DelGaudio: I know! It blew me away.
Filmmaker: For him, figuring out the game is kind of like a revelation of a dog-eat-dog Hobbesian social order. You can figure out the game, but you can’t challenge it because that would be exposing a power dynamic that you’re not allowed to challenge.
DelGaudio: Any comparisons to Chappelle are always welcome, but he definitely had a lived experience of the arena that I’m playing in.
Filmmaker: I’m wondering your take on his interpretation of the game because it’s both similar to your interpretation but also different in the way he interacted with it.
Del Gaudio: I mean, he was on the other side of it, He’s had to navigate incredibly rough waters throughout his life and his career and he’s smart enough to recognize that this game exists. But I’m coming at it from the other side and trying to fight to get to his side.
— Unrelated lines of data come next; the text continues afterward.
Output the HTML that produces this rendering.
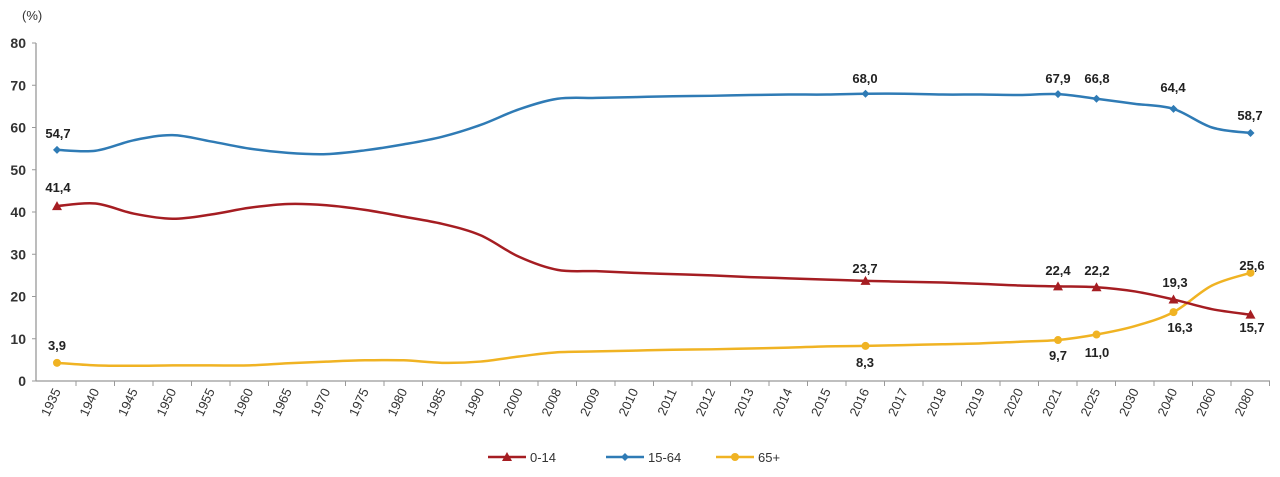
<!DOCTYPE html>
<html><head><meta charset="utf-8"><style>
body{margin:0;background:#fff;width:1280px;height:472px;overflow:hidden;font-family:"Liberation Sans",sans-serif}
</style></head><body>
<svg id="c" width="1280" height="472" xmlns="http://www.w3.org/2000/svg" font-family="Liberation Sans, sans-serif"></svg>
<script>
const svg=document.getElementById('c');
const years=[1935,1940,1945,1950,1955,1960,1965,1970,1975,1980,1985,1990,2000,2008,2009,2010,2011,2012,2013,2014,2015,2016,2017,2018,2019,2020,2021,2025,2030,2040,2060,2080];
const blue=[54.7,54.5,57.0,58.2,56.7,55.0,54.0,53.7,54.6,56.0,57.8,60.6,64.3,66.8,67.0,67.2,67.4,67.5,67.7,67.8,67.8,68.0,68.0,67.8,67.8,67.7,67.9,66.8,65.6,64.4,60.0,58.7];
const red=[41.4,42.0,39.6,38.4,39.4,41.0,41.9,41.6,40.5,38.9,37.2,34.5,29.4,26.3,26.0,25.6,25.3,25.0,24.6,24.3,24.0,23.7,23.5,23.3,23.0,22.6,22.4,22.2,21.2,19.3,17.0,15.7];
const yel=[4.3,3.7,3.6,3.7,3.7,3.7,4.2,4.6,4.9,4.9,4.3,4.6,5.8,6.8,7.0,7.2,7.4,7.5,7.7,7.9,8.2,8.3,8.5,8.7,8.9,9.3,9.7,11.0,13.0,16.3,22.6,25.6];
const X=i=>57+i*38.5, Y=v=>381-v*4.225;
let h='';
h+=`<text x="22" y="20" font-size="13" fill="#333">(%)</text>`;
h+=`<line x1="36" y1="43" x2="36" y2="381" stroke="#999" stroke-width="1.3"/>`;
h+=`<line x1="36" y1="381" x2="1270" y2="381" stroke="#999" stroke-width="1.3"/>`;
for(let v=0;v<=80;v+=10){const y=Y(v);h+=`<line x1="32" y1="${y}" x2="36" y2="${y}" stroke="#999"/><text x="26" y="${y+5}" font-size="14" text-anchor="end" fill="#333" font-weight="bold">${v}</text>`;}
years.forEach((yr,i)=>{const x=X(i);h+=`<line x1="${x+19}" y1="381" x2="${x+19}" y2="386" stroke="#999"/><text transform="translate(${x+4},${391}) rotate(-65)" font-size="13" text-anchor="end" fill="#333">${yr}</text>`;});
function path(d){let p=`M${X(0)},${Y(d[0])}`;for(let i=0;i<d.length-1;i++){const p0=[X(Math.max(i-1,0)),Y(d[Math.max(i-1,0)])],p1=[X(i),Y(d[i])],p2=[X(i+1),Y(d[i+1])],p3=[X(Math.min(i+2,d.length-1)),Y(d[Math.min(i+2,d.length-1)])];const c1=[p1[0]+(p2[0]-p0[0])/6,p1[1]+(p2[1]-p0[1])/6],c2=[p2[0]-(p3[0]-p1[0])/6,p2[1]-(p3[1]-p1[1])/6];p+=`C${c1} ${c2} ${p2}`;}return p;}
const mk=[0,21,26,27,29,31];
function series(d,col,type){h+=`<path d="${path(d)}" fill="none" stroke="${col}" stroke-width="2.5"/>`;mk.forEach(i=>{const x=X(i),y=Y(d[i]);if(type=='t')h+=`<polygon points="${x},${y-5} ${x-5},${y+4} ${x+5},${y+4}" fill="${col}"/>`;else if(type=='d')h+=`<polygon points="${x},${y-4} ${x+4},${y} ${x},${y+4} ${x-4},${y}" fill="${col}"/>`;else h+=`<circle cx="${x}" cy="${y}" r="4" fill="${col}"/>`;});}
series(yel,'#f0b323','c');series(red,'#a51d22','t');series(blue,'#2f7bb5','d');
const L=[[58,133,'54,7'],[58,187,'41,4'],[57,345,'3,9'],[865,78,'68,0'],[865,268,'23,7'],[865,362,'8,3'],[1058,78,'67,9'],[1058,270,'22,4'],[1058,355,'9,7'],[1097,78,'66,8'],[1097,270,'22,2'],[1097,352,'11,0'],[1173,87,'64,4'],[1175,282,'19,3'],[1180,327,'16,3'],[1250,115,'58,7'],[1252,327,'15,7'],[1252,265,'25,6']];
L.forEach(l=>h+=`<text x="${l[0]}" y="${l[1]+5}" font-size="13" font-weight="bold" text-anchor="middle" fill="#222">${l[2]}</text>`);
function leg(x,col,type,t){h+=`<line x1="${x}" y1="457" x2="${x+38}" y2="457" stroke="${col}" stroke-width="2.5"/>`;const c=x+19;if(type=='t')h+=`<polygon points="${c},452 ${c-5},461 ${c+5},461" fill="${col}"/>`;else if(type=='d')h+=`<polygon points="${c},453 ${c+4},457 ${c},461 ${c-4},457" fill="${col}"/>`;else h+=`<circle cx="${c}" cy="457" r="4" fill="${col}"/>`;h+=`<text x="${x+42}" y="462" font-size="13" fill="#333">${t}</text>`;}
leg(488,'#a51d22','t','0-14');leg(606,'#2f7bb5','d','15-64');leg(716,'#f0b323','c','65+');
svg.innerHTML=h;
</script>
</body></html>
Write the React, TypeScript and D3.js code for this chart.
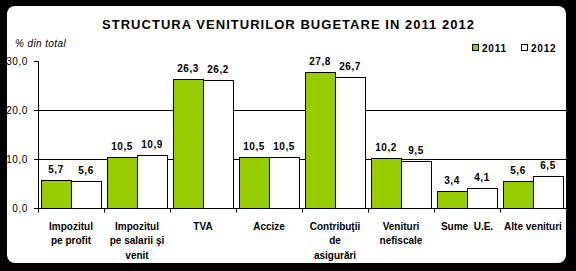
import React from "react";
import * as d3 from "d3";

const categories: string[][] = [
  ["Impozitul", "pe profit"],
  ["Impozitul", "pe salarii şi", "venit"],
  ["TVA"],
  ["Accize"],
  ["Contribuţii", "de", "asigurări"],
  ["Venituri", "nefiscale"],
  ["Sume  U.E."],
  ["Alte venituri"],
];
const series = ["2011", "2012"];
const values2011 = [5.7, 10.5, 26.3, 10.5, 27.8, 10.2, 3.4, 5.6];
const values2012 = [5.6, 10.9, 26.2, 10.5, 26.7, 9.5, 4.1, 6.5];
const yTicks = [0, 10, 20, 30];
const gridValues = [10, 20];
const title = "STRUCTURA VENITURILOR BUGETARE IN 2011 2012";
const yAxisTitle = "% din total";

const W = 576;
const H = 271;
const FONT = "'Liberation Sans', Arial, sans-serif";
const colors: Record<string, string> = { "2011": "#99CC00", "2012": "#FFFFFF" };

const fmt = (v: number) => v.toFixed(1).replace(".", ",");

export default function App() {
  const left = 38;
  const right = 566;
  const x0 = d3
    .scaleBand<number>()
    .domain(categories.map((_, i) => i))
    .range([left, right])
    .padding(0);
  const x1 = d3.scaleBand<string>().domain(series).range([3, x0.bandwidth() - 3]).padding(0);
  const y = d3.scaleLinear().domain([0, 30]).range([208, 61]);
  const data = [values2011, values2012];
  const crisp = (v: number) => Math.round(v) + 0.5;

  return (
    <svg
      width={W}
      height={H}
      style={{ position: "absolute", left: 0, top: 0 }}
      fontFamily={FONT}
    >
      <rect x={0} y={0} width={W} height={H} fill="#000" />
      <rect x={7} y={6} width={559} height={257} rx={8} ry={8} fill="#fff" />

      <text
        x={288}
        y={29}
        textAnchor="middle"
        fontSize={13}
        fontWeight="bold"
        textLength={372}
        lengthAdjust="spacing"
      >
        {title}
      </text>
      <text x={15} y={47} fontSize={10} fontStyle="italic" letterSpacing={0.4}>
        {yAxisTitle}
      </text>

      {/* legend */}
      {series.map((s, i) => (
        <g key={s} transform={`translate(${472.5 + i * 49},44.5)`}>
          <rect width={6} height={6} fill={colors[s]} stroke="#000" strokeWidth={1} />
          <text x={9.5} y={7} fontSize={10} fontWeight="bold" letterSpacing={0.8}>
            {s}
          </text>
        </g>
      ))}

      {/* gridlines */}
      {gridValues.map((g) => (
        <line key={g} x1={left} x2={right} y1={crisp(y(g))} y2={crisp(y(g))} stroke="#000" />
      ))}

      {/* bars */}
      {categories.map((_, i) =>
        series.map((s, j) => {
          const v = data[j][i];
          const bx = (x0(i) as number) + (x1(s) as number);
          const by = y(v);
          return (
            <g key={`${i}-${s}`}>
              <rect
                x={Math.round(bx) + 0.5}
                y={Math.round(by) + 0.5}
                width={Math.round(x1.bandwidth())}
                height={Math.round(y(0)) - Math.round(by)}
                fill={colors[s]}
                stroke="#000"
                strokeWidth={1}
              />
              <text
                x={bx + x1.bandwidth() / 2}
                y={by - 7}
                textAnchor="middle"
                fontSize={10}
                fontWeight="bold"
                letterSpacing={0.5}
              >
                {fmt(v)}
              </text>
            </g>
          );
        })
      )}

      {/* y axis */}
      <line x1={crisp(left)} x2={crisp(left)} y1={y(30)} y2={y(0)} stroke="#000" />
      {yTicks.map((t) => (
        <g key={t}>
          <line x1={34} x2={left} y1={crisp(y(t))} y2={crisp(y(t))} stroke="#000" />
          <text x={28} y={y(t) + 3.5} textAnchor="end" fontSize={10} letterSpacing={0.6}>
            {fmt(t)}
          </text>
        </g>
      ))}

      {/* x axis */}
      <line x1={left} x2={right} y1={crisp(y(0))} y2={crisp(y(0))} stroke="#000" />
      {d3.range(categories.length + 1).map((k) => {
        const tx = crisp(left + k * x0.bandwidth());
        return <line key={k} x1={tx} x2={tx} y1={y(0)} y2={y(0) + 4.5} stroke="#000" />;
      })}
      {categories.map((lines, i) => (
        <text
          key={i}
          x={(x0(i) as number) + x0.bandwidth() / 2}
          y={229.5}
          textAnchor="middle"
          fontSize={10}
          fontWeight="bold"
          style={{ whiteSpace: "pre" }}
        >
          {lines.map((ln, k) => (
            <tspan key={k} x={(x0(i) as number) + x0.bandwidth() / 2} dy={k === 0 ? 0 : 14.5}>
              {ln}
            </tspan>
          ))}
        </text>
      ))}
    </svg>
  );
}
And he’s in a sense, trying to see it from the side that I’ve been operating from. Two sides of the same coin. The more we can have an honest dialogue about deception, the more we understand truth. The people who understand deception and think about it a lot and practice it aren’t in the business of using it to tell the truth. It’s usually deception for deception’s sake. Anytime there’s an opportunity to shed a light on the truth, I think it’s a valuable opportunity that should be explored.